START LISTED ENTRIES

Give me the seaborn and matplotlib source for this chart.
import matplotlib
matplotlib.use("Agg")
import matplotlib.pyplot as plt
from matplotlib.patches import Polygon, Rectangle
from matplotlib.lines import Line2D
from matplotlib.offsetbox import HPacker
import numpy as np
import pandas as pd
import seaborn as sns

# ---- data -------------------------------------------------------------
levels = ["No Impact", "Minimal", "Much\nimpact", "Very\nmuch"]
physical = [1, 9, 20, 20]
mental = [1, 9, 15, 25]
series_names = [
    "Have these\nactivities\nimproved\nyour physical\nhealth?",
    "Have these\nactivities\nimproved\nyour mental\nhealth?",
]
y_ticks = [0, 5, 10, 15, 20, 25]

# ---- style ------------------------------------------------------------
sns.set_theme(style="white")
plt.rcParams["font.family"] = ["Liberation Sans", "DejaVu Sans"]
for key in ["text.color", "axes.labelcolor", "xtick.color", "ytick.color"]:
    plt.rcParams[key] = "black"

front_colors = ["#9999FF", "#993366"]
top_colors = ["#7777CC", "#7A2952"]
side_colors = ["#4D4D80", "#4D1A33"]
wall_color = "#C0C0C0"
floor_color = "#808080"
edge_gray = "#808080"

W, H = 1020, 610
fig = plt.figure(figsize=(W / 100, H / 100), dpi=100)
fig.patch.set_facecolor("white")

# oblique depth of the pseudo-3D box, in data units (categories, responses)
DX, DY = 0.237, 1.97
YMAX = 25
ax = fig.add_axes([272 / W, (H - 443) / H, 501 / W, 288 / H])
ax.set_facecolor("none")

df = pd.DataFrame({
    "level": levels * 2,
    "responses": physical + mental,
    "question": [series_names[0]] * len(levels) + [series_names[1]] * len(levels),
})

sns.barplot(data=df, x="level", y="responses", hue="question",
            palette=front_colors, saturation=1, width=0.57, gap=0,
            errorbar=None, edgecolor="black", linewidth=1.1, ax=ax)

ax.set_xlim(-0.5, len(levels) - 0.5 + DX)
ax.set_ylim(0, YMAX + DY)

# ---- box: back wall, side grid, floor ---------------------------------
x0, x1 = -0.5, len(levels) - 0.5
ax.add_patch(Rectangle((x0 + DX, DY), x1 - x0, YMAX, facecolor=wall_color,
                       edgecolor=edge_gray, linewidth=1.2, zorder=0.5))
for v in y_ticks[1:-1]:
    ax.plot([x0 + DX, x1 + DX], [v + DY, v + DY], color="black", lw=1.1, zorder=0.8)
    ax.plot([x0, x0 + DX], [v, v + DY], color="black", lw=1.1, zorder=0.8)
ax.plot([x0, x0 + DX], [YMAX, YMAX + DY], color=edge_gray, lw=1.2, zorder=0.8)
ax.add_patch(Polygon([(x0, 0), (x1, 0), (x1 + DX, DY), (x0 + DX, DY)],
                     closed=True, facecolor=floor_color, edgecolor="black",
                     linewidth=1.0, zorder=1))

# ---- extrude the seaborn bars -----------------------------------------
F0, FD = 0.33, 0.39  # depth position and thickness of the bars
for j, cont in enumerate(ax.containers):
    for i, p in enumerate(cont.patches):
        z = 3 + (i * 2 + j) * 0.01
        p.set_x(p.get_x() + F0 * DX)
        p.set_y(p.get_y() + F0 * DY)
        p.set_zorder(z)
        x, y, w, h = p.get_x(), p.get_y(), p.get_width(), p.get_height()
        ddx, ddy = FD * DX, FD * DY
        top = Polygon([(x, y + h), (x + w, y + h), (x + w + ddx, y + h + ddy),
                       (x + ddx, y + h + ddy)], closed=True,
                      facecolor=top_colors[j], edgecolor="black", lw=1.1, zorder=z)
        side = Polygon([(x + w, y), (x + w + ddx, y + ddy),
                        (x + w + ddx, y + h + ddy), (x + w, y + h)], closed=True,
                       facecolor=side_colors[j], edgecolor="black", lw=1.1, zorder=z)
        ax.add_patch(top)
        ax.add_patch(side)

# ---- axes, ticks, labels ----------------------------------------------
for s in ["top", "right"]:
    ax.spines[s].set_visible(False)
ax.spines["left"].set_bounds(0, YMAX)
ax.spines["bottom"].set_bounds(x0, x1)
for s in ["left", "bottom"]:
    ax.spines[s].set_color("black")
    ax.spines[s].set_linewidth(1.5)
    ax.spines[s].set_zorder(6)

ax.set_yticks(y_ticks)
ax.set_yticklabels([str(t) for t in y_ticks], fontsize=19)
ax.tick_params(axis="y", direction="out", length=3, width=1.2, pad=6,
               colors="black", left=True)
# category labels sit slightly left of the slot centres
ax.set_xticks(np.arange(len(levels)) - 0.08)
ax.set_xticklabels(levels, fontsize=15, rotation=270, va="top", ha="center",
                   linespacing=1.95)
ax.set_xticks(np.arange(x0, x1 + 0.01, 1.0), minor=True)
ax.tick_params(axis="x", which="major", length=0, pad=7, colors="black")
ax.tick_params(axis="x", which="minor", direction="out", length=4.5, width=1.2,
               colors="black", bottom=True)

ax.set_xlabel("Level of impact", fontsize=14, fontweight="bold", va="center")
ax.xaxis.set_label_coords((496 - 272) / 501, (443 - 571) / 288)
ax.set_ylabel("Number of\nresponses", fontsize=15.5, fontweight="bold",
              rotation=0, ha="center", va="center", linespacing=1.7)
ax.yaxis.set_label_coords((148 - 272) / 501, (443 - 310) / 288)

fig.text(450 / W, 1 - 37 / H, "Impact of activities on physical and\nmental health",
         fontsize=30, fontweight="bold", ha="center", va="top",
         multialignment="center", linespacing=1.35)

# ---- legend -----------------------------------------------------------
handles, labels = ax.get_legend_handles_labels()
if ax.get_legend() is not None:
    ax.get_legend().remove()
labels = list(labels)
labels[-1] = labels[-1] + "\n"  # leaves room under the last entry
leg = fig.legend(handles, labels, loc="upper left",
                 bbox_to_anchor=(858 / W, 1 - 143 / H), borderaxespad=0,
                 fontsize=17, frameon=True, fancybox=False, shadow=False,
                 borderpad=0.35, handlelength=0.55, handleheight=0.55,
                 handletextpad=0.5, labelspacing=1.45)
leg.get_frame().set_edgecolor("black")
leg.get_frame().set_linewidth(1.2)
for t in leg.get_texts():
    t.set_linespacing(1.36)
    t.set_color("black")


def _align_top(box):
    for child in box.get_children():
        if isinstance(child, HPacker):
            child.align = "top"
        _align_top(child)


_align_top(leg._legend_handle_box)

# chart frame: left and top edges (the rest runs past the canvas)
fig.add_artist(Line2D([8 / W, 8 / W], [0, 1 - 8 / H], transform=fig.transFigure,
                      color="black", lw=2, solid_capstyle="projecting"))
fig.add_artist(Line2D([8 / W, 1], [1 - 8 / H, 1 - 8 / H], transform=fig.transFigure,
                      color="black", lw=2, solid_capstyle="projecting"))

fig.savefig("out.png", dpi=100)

END LISTED ENTRIES
START LISTED ENTRIES

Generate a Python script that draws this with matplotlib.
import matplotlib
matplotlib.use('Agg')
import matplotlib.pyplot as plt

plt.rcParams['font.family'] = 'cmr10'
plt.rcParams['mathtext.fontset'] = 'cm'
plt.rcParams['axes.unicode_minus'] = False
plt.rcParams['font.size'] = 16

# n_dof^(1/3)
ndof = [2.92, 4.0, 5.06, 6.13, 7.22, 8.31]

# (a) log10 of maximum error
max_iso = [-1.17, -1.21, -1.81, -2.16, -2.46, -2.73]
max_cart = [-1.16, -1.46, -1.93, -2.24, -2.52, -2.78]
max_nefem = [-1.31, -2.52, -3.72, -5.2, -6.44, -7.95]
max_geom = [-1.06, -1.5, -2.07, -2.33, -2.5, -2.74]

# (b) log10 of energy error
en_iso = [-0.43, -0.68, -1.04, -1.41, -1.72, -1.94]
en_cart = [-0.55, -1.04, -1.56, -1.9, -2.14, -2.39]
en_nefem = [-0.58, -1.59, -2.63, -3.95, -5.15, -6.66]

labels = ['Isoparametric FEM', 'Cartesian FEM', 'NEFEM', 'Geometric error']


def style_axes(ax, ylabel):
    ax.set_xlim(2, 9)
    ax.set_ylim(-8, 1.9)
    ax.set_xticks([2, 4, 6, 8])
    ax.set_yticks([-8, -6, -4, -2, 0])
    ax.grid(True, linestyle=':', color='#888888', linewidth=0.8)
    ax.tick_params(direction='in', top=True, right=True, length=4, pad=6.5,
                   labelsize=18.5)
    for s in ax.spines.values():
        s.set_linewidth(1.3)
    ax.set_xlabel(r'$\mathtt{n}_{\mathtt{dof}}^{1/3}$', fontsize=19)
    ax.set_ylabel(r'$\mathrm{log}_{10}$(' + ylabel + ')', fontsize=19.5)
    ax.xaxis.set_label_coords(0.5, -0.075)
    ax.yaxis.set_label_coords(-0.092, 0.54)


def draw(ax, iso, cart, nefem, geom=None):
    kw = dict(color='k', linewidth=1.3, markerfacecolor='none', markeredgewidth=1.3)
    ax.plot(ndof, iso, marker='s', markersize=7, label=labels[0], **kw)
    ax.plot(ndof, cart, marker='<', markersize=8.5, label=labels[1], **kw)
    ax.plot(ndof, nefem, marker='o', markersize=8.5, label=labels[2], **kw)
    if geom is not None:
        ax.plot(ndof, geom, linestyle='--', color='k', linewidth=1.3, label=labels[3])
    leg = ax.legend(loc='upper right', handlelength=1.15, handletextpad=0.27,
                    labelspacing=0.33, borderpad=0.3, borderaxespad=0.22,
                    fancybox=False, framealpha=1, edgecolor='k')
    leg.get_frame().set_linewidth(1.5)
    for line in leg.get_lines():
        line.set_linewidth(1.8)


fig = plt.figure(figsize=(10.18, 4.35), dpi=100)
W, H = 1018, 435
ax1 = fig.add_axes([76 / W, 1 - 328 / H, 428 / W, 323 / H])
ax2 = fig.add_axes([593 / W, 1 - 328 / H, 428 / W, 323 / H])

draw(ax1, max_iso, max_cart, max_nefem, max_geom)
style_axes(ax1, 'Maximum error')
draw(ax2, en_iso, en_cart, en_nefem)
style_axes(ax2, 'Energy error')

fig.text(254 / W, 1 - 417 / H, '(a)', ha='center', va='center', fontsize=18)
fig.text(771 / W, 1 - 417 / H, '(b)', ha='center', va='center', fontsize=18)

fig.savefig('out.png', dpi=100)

END LISTED ENTRIES

▸ **PROBLEM TO WORK ON**:
The required output is an exact reproduction of the lines starting at the one that contains "Generate a Python" and ending at the one that contains "ax.yaxis.set_label_coords(-0.092, 0.54)". Both boundary lines belong to it.

▸ **TASK ANSWER**:
Generate a Python script that draws this with matplotlib.
import matplotlib
matplotlib.use('Agg')
import matplotlib.pyplot as plt

plt.rcParams['font.family'] = 'cmr10'
plt.rcParams['mathtext.fontset'] = 'cm'
plt.rcParams['axes.unicode_minus'] = False
plt.rcParams['font.size'] = 16

# n_dof^(1/3)
ndof = [2.92, 4.0, 5.06, 6.13, 7.22, 8.31]

# (a) log10 of maximum error
max_iso = [-1.17, -1.21, -1.81, -2.16, -2.46, -2.73]
max_cart = [-1.16, -1.46, -1.93, -2.24, -2.52, -2.78]
max_nefem = [-1.31, -2.52, -3.72, -5.2, -6.44, -7.95]
max_geom = [-1.06, -1.5, -2.07, -2.33, -2.5, -2.74]

# (b) log10 of energy error
en_iso = [-0.43, -0.68, -1.04, -1.41, -1.72, -1.94]
en_cart = [-0.55, -1.04, -1.56, -1.9, -2.14, -2.39]
en_nefem = [-0.58, -1.59, -2.63, -3.95, -5.15, -6.66]

labels = ['Isoparametric FEM', 'Cartesian FEM', 'NEFEM', 'Geometric error']


def style_axes(ax, ylabel):
    ax.set_xlim(2, 9)
    ax.set_ylim(-8, 1.9)
    ax.set_xticks([2, 4, 6, 8])
    ax.set_yticks([-8, -6, -4, -2, 0])
    ax.grid(True, linestyle=':', color='#888888', linewidth=0.8)
    ax.tick_params(direction='in', top=True, right=True, length=4, pad=6.5,
                   labelsize=18.5)
    for s in ax.spines.values():
        s.set_linewidth(1.3)
    ax.set_xlabel(r'$\mathtt{n}_{\mathtt{dof}}^{1/3}$', fontsize=19)
    ax.set_ylabel(r'$\mathrm{log}_{10}$(' + ylabel + ')', fontsize=19.5)
    ax.xaxis.set_label_coords(0.5, -0.075)
    ax.yaxis.set_label_coords(-0.092, 0.54)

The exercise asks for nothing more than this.